REQUIRED WORK: Starting with the first line of the data below, copy each line up to and including the one containing "const letters = ['A', 'B', 'C', 'D'];". Pictures stay out.

INFORMATION SUPPLIED:

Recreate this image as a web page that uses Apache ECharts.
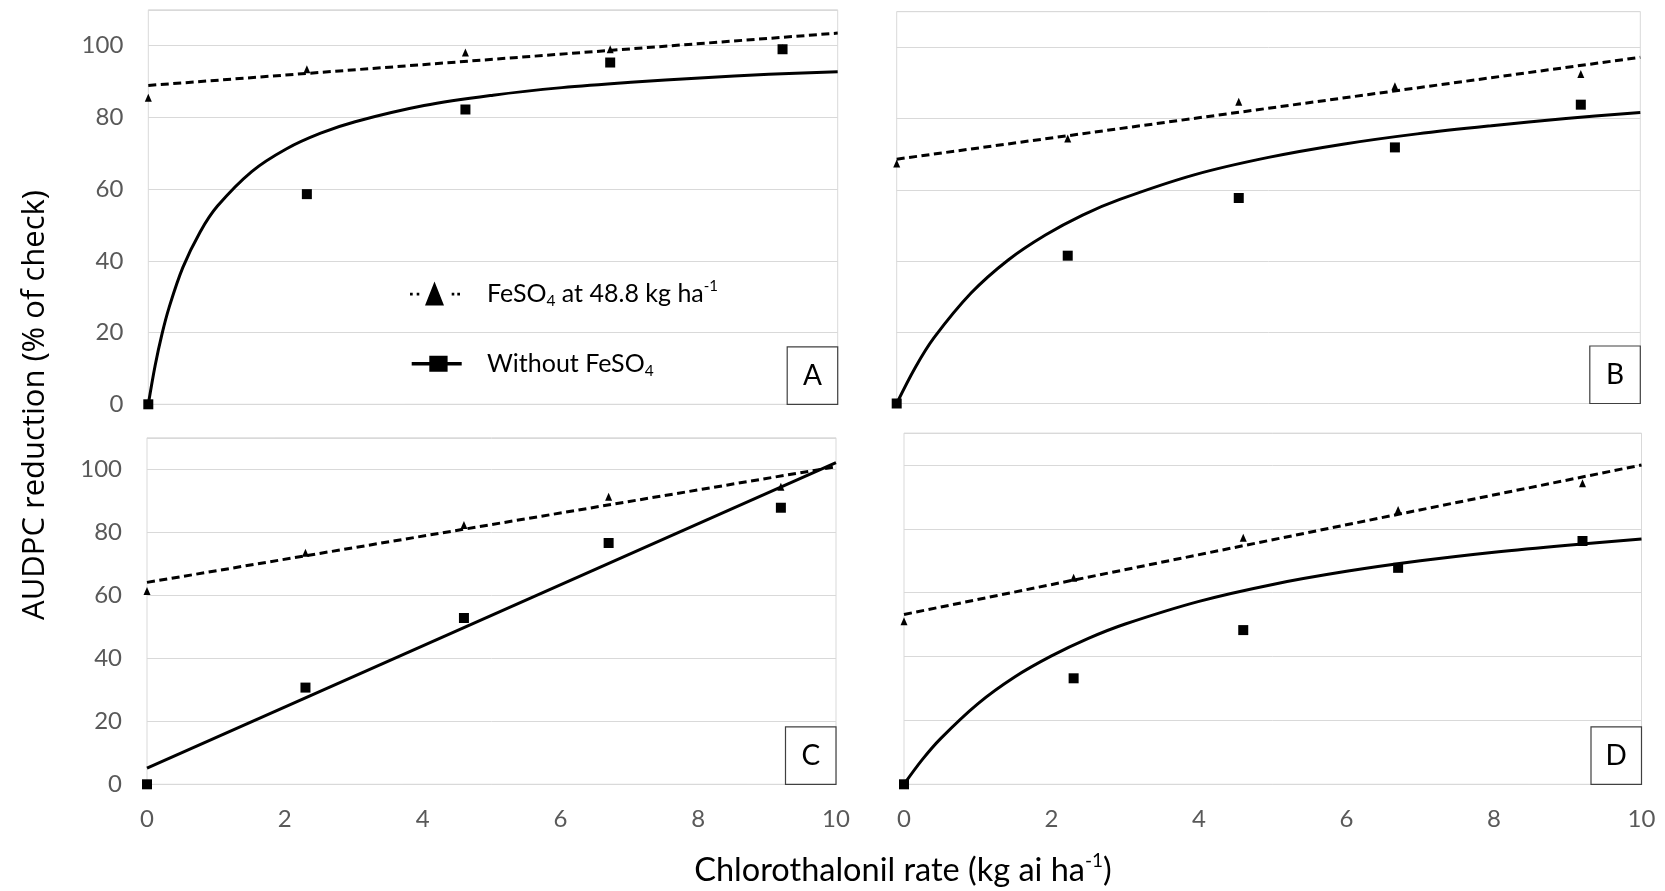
<!DOCTYPE html>
<html>
<head>
<meta charset="utf-8">
<title>AUDPC reduction vs chlorothalonil rate</title>
<script src="https://cdn.jsdelivr.net/npm/echarts@6/dist/echarts.min.js"></script>
<style>
  html, body { margin: 0; padding: 0; background: #fff; }
  #container { width: 1665px; height: 891px; }
</style>
</head>
<body>
<div id="container"></div>
<script>
// chlorothalonil rates of the observed points (kg ai/ha)
const rates = [0, 2.3, 4.6, 6.7, 9.2];
const xTicks = [0, 2, 4, 6, 8, 10];
const yTicks = [0, 20, 40, 60, 80, 100];
const yTop = 110;
const letters = ['A', 'B', 'C', 'D'];

// observed AUDPC reduction (% of check)
const withFeA = [85.5, 93.4, 98.1, 99.0, 99.3];
const withoutFeA = [0, 58.6, 82.2, 95.3, 99.0];
const withFeB = [67.4, 74.4, 84.7, 89.1, 92.5];
const withoutFeB = [0, 41.5, 57.7, 71.9, 83.9];
const withFeC = [61.4, 73.5, 82.3, 91.3, 94.5];
const withoutFeC = [0, 30.7, 52.8, 76.6, 87.8];
const withFeD = [51.1, 64.7, 77.2, 85.9, 94.3];
const withoutFeD = [0, 33.2, 48.3, 67.8, 76.2];

// fitted curves as [rate, reduction]
const fitFeA = [[0, 88.9], [10, 103.5]];
const fitFeB = [[0, 68.6], [10, 97.2]];
const fitFeC = [[0, 64.1], [10, 100.8]];
const fitFeD = [[0, 53.2], [10, 100.0]];
const fitNoFeA = [[0, 0], [0.1, 10.9], [0.2, 19.7], [0.3, 26.9], [0.5, 38.1], [0.75, 48], [1, 55.2], [1.5, 64.9],
  [2, 71.2], [2.5, 75.6], [3, 78.8], [4, 83.3], [5, 86.2], [6, 88.3], [7, 89.8], [8, 91], [9, 92], [10, 92.7]];
const fitNoFeB = [[0, 0], [0.25, 10.1], [0.5, 18.4], [1, 31], [1.5, 40.3], [2, 47.3], [2.5, 52.9], [3, 57.3],
  [4, 64.2], [5, 69.1], [6, 72.8], [7, 75.7], [8, 78], [9, 80], [10, 81.7]];
const fitNoFeC = [[0, 5.1], [10, 102.1]];
const fitNoFeD = [[0, 0], [0.25, 7.8], [0.5, 14.4], [1, 25.2], [1.5, 33.6], [2, 40.2], [2.5, 45.7], [3, 50.2],
  [4, 57.3], [5, 62.6], [6, 66.7], [7, 70], [8, 72.7], [9, 74.9], [10, 76.8]];

const withFe = [withFeA, withFeB, withFeC, withFeD];
const withoutFe = [withoutFeA, withoutFeB, withoutFeC, withoutFeD];
const fitFe = [fitFeA, fitFeB, fitFeC, fitFeD];
const fitNoFe = [fitNoFeA, fitNoFeB, fitNoFeC, fitNoFeD];

// plot areas in px
const boxes = [
  { left: 148.3, top: 9.8, width: 689.4, height: 394.5 },
  { left: 896.7, top: 11.7, width: 743.6, height: 391.8 },
  { left: 147, top: 437.8, width: 689, height: 346.5 },
  { left: 904, top: 433.1, width: 737.5, height: 351.2 }
];

const FONT = 'Lato';
const GRID_GRAY = '#d9d9d9';
const LABEL_GRAY = '#595959';

let chart = echarts.init(document.getElementById('container'), null, { renderer: 'canvas' });

let grids = [], xAxes = [], yAxes = [], series = [], graphics = [];

boxes.forEach((b, i) => {
  const bottomRow = i >= 2;
  const leftCol = i % 2 === 0;
  grids.push({
    left: b.left, top: b.top, width: b.width, height: b.height,
    containLabel: false, outerBoundsMode: 'none',
    show: true, borderColor: GRID_GRAY, borderWidth: 1, backgroundColor: 'transparent'
  });
  xAxes.push({
    type: 'value', gridIndex: i,
    min: xTicks[0], max: xTicks[xTicks.length - 1], interval: xTicks[1] - xTicks[0],
    axisLine: { show: false }, axisTick: { show: false }, splitLine: { show: false },
    axisLabel: { show: bottomRow, color: LABEL_GRAY, fontFamily: FONT, fontSize: 24, margin: 23 }
  });
  yAxes.push({
    type: 'value', gridIndex: i,
    min: yTicks[0], max: yTop, interval: yTicks[1] - yTicks[0],
    axisLine: { show: false }, axisTick: { show: false },
    splitLine: { show: true, lineStyle: { color: GRID_GRAY, width: 1 } },
    axisLabel: {
      show: leftCol, color: LABEL_GRAY, fontFamily: FONT, fontSize: 24, margin: 25,
      showMaxLabel: false,
      formatter: v => (yTicks.indexOf(v) >= 0 ? String(v) : '')
    }
  });

  series.push({
    name: 'fe', type: 'scatter', xAxisIndex: i, yAxisIndex: i,
    symbol: 'triangle', symbolSize: [7, 8],
    itemStyle: { color: '#000', opacity: 1 }, z: 2,
    data: rates.map((r, k) => [r, withFe[i][k]])
  });
  series.push({
    name: 'nofe', type: 'scatter', xAxisIndex: i, yAxisIndex: i,
    symbol: 'rect', symbolSize: 10,
    itemStyle: { color: '#000', opacity: 1 }, z: 3,
    data: rates.map((r, k) => [r, withoutFe[i][k]])
  });
  series.push({
    name: 'fe-fit', type: 'line', xAxisIndex: i, yAxisIndex: i,
    showSymbol: false, symbol: 'none',
    lineStyle: { color: '#000', width: 3, type: [8, 4.5] }, z: 4,
    data: fitFe[i]
  });
  series.push({
    name: 'nofe-fit', type: 'line', xAxisIndex: i, yAxisIndex: i,
    showSymbol: false, symbol: 'none', smooth: 0.35,
    lineStyle: { color: '#000', width: 3 }, z: 4,
    data: fitNoFe[i]
  });

  // panel letter in a small box at the lower right corner
  const right = b.left + b.width, bottom = b.top + b.height;
  graphics.push({
    type: 'rect', z: 20,
    shape: { x: right - 50.5, y: bottom - 57.5, width: 50.5, height: 57.5 },
    style: { fill: '#fff', stroke: '#404040', lineWidth: 1.2 }
  });
  graphics.push({
    type: 'text', z: 21, x: right - 25.25, y: bottom - 28.75,
    style: { text: letters[i], font: '28px ' + FONT, fill: '#000', align: 'center', verticalAlign: 'middle' }
  });
});

// axis titles
graphics.push({
  type: 'text', z: 21, x: 35.5, y: 405, rotation: Math.PI / 2,
  style: {
    text: 'AUDPC reduction (% of check)', font: '31px "Open Sans"', fill: '#000',
    align: 'center', verticalAlign: 'middle'
  }
});
graphics.push({
  type: 'text', z: 21, x: 903, y: 871,
  style: {
    text: '{t|Chlorothalonil rate (kg ai ha}{sup|-1}{t|)}', align: 'center', verticalAlign: 'middle',
    rich: {
      t: { fontFamily: FONT, fontSize: 32.5, lineHeight: 40, color: '#000' },
      sup: { fontFamily: FONT, fontSize: 19, lineHeight: 19, color: '#000', verticalAlign: 'top' }
    }
  }
});

function legendRich(sp) {
  return {
    sp: { width: sp },
    t: { fontFamily: FONT, fontSize: 25, lineHeight: 30, color: '#000' },
    sub: { fontFamily: FONT, fontSize: 15.5, lineHeight: 16, color: '#000', verticalAlign: 'bottom' },
    sup: { fontFamily: FONT, fontSize: 15, lineHeight: 20, color: '#000', verticalAlign: 'top' }
  };
}

const feIcon = 'path://M0,11.3h2.7v2.7h-2.7z M6.7,11.3h2.6v2.7h-2.6z M41.7,11.3h2.6v2.7h-2.6z M47.3,11.3h2.7v2.7h-2.7z M15,24L24.5,0L34,24z';
const noFeIcon = 'path://M0,6.3h50v3.4h-50z M17.6,0h18.3v16h-18.3z';

chart.setOption({
  animation: false,
  backgroundColor: '#fff',
  grid: grids,
  xAxis: xAxes,
  yAxis: yAxes,
  legend: [
    {
      data: [{ name: 'fe', icon: feIcon, itemStyle: { color: '#000', opacity: 1 } }],
      left: 410, top: 278.5, padding: 0, itemWidth: 50, itemHeight: 24,
      selectedMode: false,
      formatter: () => '{sp| }{t|FeSO}{sub|4}{t| at 48.8 kg ha}{sup|-1}',
      textStyle: { rich: legendRich(22) }
    },
    {
      data: [{ name: 'nofe', icon: noFeIcon, itemStyle: { color: '#000', opacity: 1 } }],
      left: 411.7, top: 351.3, padding: 0, itemWidth: 50, itemHeight: 16,
      selectedMode: false,
      formatter: () => '{sp| }{t|Without FeSO}{sub|4}',
      textStyle: { rich: legendRich(20.3) }
    }
  ],
  graphic: graphics,
  series: series
});
</script>
</body>
</html>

ANSWER TO THIS EXERCISE:
Recreate this image as a web page that uses Apache ECharts.
<!DOCTYPE html>
<html>
<head>
<meta charset="utf-8">
<title>AUDPC reduction vs chlorothalonil rate</title>
<script src="https://cdn.jsdelivr.net/npm/echarts@6/dist/echarts.min.js"></script>
<style>
  html, body { margin: 0; padding: 0; background: #fff; }
  #container { width: 1665px; height: 891px; }
</style>
</head>
<body>
<div id="container"></div>
<script>
// chlorothalonil rates of the observed points (kg ai/ha)
const rates = [0, 2.3, 4.6, 6.7, 9.2];
const xTicks = [0, 2, 4, 6, 8, 10];
const yTicks = [0, 20, 40, 60, 80, 100];
const yTop = 110;
const letters = ['A', 'B', 'C', 'D'];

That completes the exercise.